Right now you’re being fingered in the electricity crisis. Don’t they know that wena you know nothing about electricity. Those mandated to deal with the electricity supply have failed us. (rest assured that electricity shortage is a global problem). Those who created the problem here have run away and retired.

They squandered the money with their Chinese cronies instead of planning ahead. Now we’re left with that near white elephant called Morupule and you are left with the humungous task of cleaning up this mess. This is all stressful; you’d rather be donating blankets than worrying about load shedding. Don’t they get it?!Moving right along...  Oh kind Mmuso, I would like to make a plea – may I please have a blanket? A special one with eyes and legs! Winter is around the corner by the way...

It’s widely known that on a certain occasion you visited one village and as usual the residents were happy to see you.

After the speeches you apparently invited residents to present their grievances or pleas of assistance. I guess this was in keeping with your “caring” nature. One after the other the audience stood up to speak. As you know, some Batswana  tend to get carried away when they are excited, and lose tact; they don't know what to talk about where! One woman reportedly raised a grievance seemingly shared by other village ladies. She cried: Mongngame bo rre ba rona ba gana ka dikobo. Fa re ba kopa dikobo baa re di tima!

You probably felt bad and couldn’t understand why these men were being selfish. Dear Mmuso, ever the generous one calmly responded: Ee batlang dikobo e tle mo go nna. Ke tla lo fa dikobo! With that there were gasps, giggles and whistles and ululations. Ha!

 I suspect that woman inspired the 'blanket phenomena” because since then Mmuso has been donating blankets left, right and centre. Mmuso especially makes sure to give to old ladies because their men aren’t forthcoming about giving them dikobo. Wena you give free blankets, with a big smile and warm heart.

Anyways, seeing what Mmuso is capable of, I thought: hey, why not ask for a special blanket.
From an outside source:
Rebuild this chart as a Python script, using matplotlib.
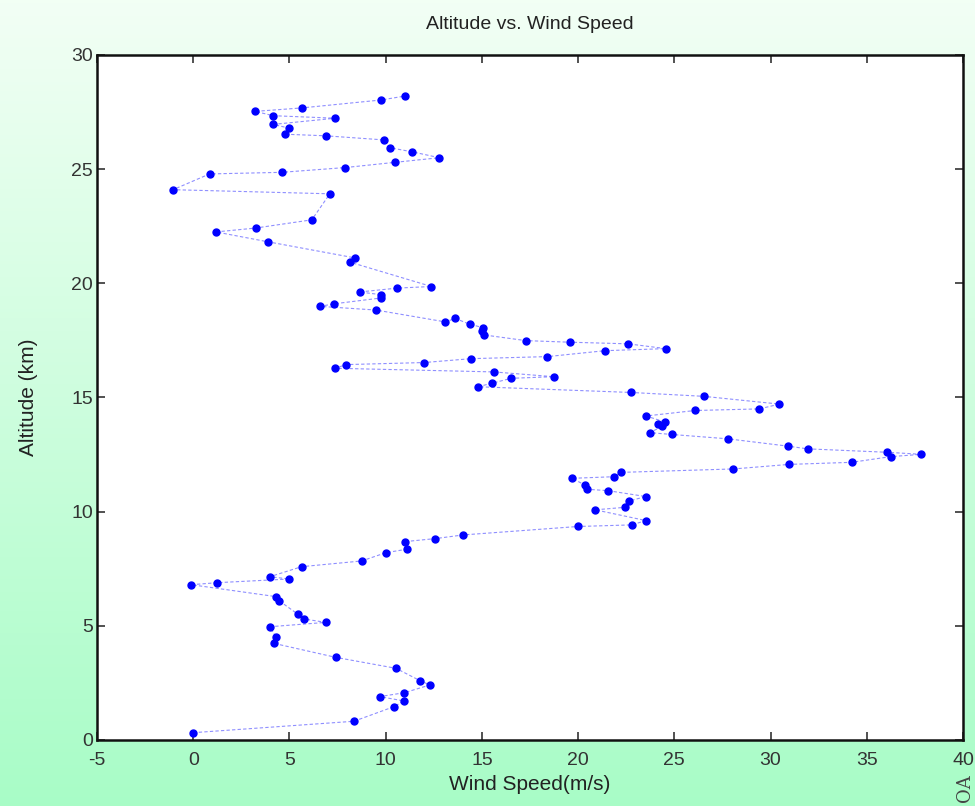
import numpy as np
import matplotlib
matplotlib.use("Agg")
import matplotlib.pyplot as plt

wind_speed = [0.0, 8.35, 10.43, 10.95, 9.69, 10.97, 12.3, 11.78, 10.53, 7.4,
              4.2, 4.29, 3.98, 6.89, 5.76, 5.45, 4.46, 4.29, -0.1, 1.26,
              5.0, 3.98, 5.63, 8.75, 10.0, 11.13, 11.03, 12.58, 14.02, 19.99,
              22.79, 23.52, 20.89, 22.44, 22.65, 23.52, 21.55, 20.46, 20.34, 19.69,
              21.85, 22.24, 28.07, 30.98, 34.21, 36.25, 37.84, 36.07, 31.93, 30.89,
              27.78, 24.87, 23.72, 24.36, 24.15, 24.53, 23.53, 26.08, 29.42, 30.46,
              26.53, 22.75, 14.8, 15.5, 16.53, 18.73, 15.61, 7.37, 7.95, 11.99,
              14.45, 18.4, 21.41, 24.56, 22.59, 19.59, 17.29, 15.1, 15.0, 15.05,
              14.36, 13.62, 13.1, 9.49, 6.59, 7.3, 9.78, 9.78, 8.64, 10.6,
              12.38, 8.13, 8.42, 3.87, 1.18, 3.24, 6.16, 7.1, -1.05, 0.85,
              4.59, 7.91, 10.51, 12.79, 11.37, 10.2, 9.91, 6.88, 4.76, 5.0,
              4.16, 7.39, 4.16, 3.22, 5.63, 9.78, 10.99]
altitude = [0.32, 0.82, 1.46, 1.71, 1.90, 2.07, 2.41, 2.60, 3.14, 3.62,
            4.23, 4.52, 4.96, 5.15, 5.3, 5.5, 6.1, 6.28, 6.8, 6.89,
            7.05, 7.15, 7.59, 7.84, 8.2, 8.36, 8.69, 8.82, 8.98, 9.35,
            9.42, 9.61, 10.08, 10.19, 10.47, 10.66, 10.92, 10.98, 11.17, 11.46,
            11.53, 11.72, 11.87, 12.07, 12.16, 12.41, 12.51, 12.6, 12.75, 12.87,
            13.19, 13.38, 13.46, 13.73, 13.83, 13.92, 14.19, 14.43, 14.5, 14.71,
            15.05, 15.22, 15.47, 15.62, 15.84, 15.91, 16.12, 16.28, 16.44, 16.53,
            16.7, 16.79, 17.05, 17.14, 17.35, 17.42, 17.49, 17.74, 17.92, 18.06,
            18.21, 18.46, 18.31, 18.83, 18.99, 19.1, 19.36, 19.5, 19.62, 19.79,
            19.86, 20.93, 21.11, 21.82, 22.25, 22.42, 22.78, 23.92, 24.1, 24.79,
            24.86, 25.07, 25.3, 25.5, 25.76, 25.94, 26.28, 26.46, 26.53, 26.79,
            26.96, 27.23, 27.34, 27.53, 27.68, 28.03, 28.2]

x_ticks = [-5, 0, 5, 10, 15, 20, 25, 30, 35, 40]
y_ticks = [0, 5, 10, 15, 20, 25, 30]

plt.rcParams['font.family'] = ['Liberation Sans Narrow', 'Liberation Sans', 'DejaVu Sans']
plt.rcParams['axes.unicode_minus'] = False

fig = plt.figure(figsize=(9.75, 8.06), dpi=100)

# green slide background, lighter at the top
bg = fig.add_axes([0, 0, 1, 1], zorder=-10)
top_col = np.array([0.95, 1.0, 0.96])
bot_col = np.array([0.66, 0.99, 0.78])
t = np.linspace(0, 1, 256)[:, None]
grad = top_col * (1 - t) + bot_col * t
bg.imshow(grad[:, None, :], aspect='auto', extent=[0, 1, 0, 1])
bg.axis('off')

ax = fig.add_axes([0.0995, 0.0819, 0.8882, 0.8499])
ax.plot(wind_speed, altitude, linestyle='--', color='#3333ff', linewidth=0.8,
        alpha=0.55, dashes=(3, 2))
ax.plot(wind_speed, altitude, linestyle='none', marker='o', markersize=5,
        color='#0000ff')

ax.set_xlim(-5, 40)
ax.set_ylim(0, 30)
ax.set_xticks(x_ticks)
ax.set_yticks(y_ticks)
ax.tick_params(direction='in', top=True, right=True, length=6, width=1.2,
               labelsize=14, colors='#333333')
ax.tick_params(axis='x', pad=9)
ax.tick_params(axis='y', pad=3)
for s in ax.spines.values():
    s.set_linewidth(1.8)
    s.set_color('#111111')

ax.set_title('Altitude vs. Wind Speed', fontsize=14, color='#222222', pad=19)
ax.set_xlabel('Wind Speed(m/s)', fontsize=15, color='#222222', labelpad=4)
ax.set_ylabel('Altitude (km)', fontsize=15, color='#222222', labelpad=24)

# small logo text at the bottom-right edge of the slide
fig.text(0.99, 0.022, 'OA', rotation=90, fontsize=13, family='DejaVu Serif',
         color='#444444', ha='center', va='center')

fig.savefig('out.png', dpi=100)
One that doesn’t itch or cause rashes....Not a lepai or tonkana...This special blanket will have eyes and legs. But no yap, yap... You just pick it up when you need it and put it aside in the morning. I also don’t want to share the blanket. I hate sharing! I believe what’s mine is mine, not “ours”. Besides, these blankets that are borrowed to each other, passed around, and 'visit' many beds, bedrooms, floors and sometimes cars and forests end up worn out and contaminated. I don’t want germs...le bo superbug!

I request your assistance since you dear Mmuso, are magical. You are known to be able to turn into a fly and even summon the rains. Look what happened recently after those national prayers you spearheaded?! It's a pity we can’t pray for electricity. That one would be a prayer and a half; it would have to include national fasting and beer and coital pleasure deprivation!

I understand you passed by my hometown Lobatse on Saturday. Apparently your gracing the shanty town was an occasion to behold. There was also a supply of electricity and water – basics that have become luxuries there. To add icing to the cake, Gunners beat the green boys, and Chiefs kicked the pie-rats to the curb with a one nil wallop. Heee, you carry blessings Mmuso!

It’s a pity I wasn’t there. I would have shoved past the excited crowds to shake your hand and make my request. It’s said: Kopa o tla fiwa, kokota o tla bulelwa. Here I am making my request for a special blanket. Thank you in advance!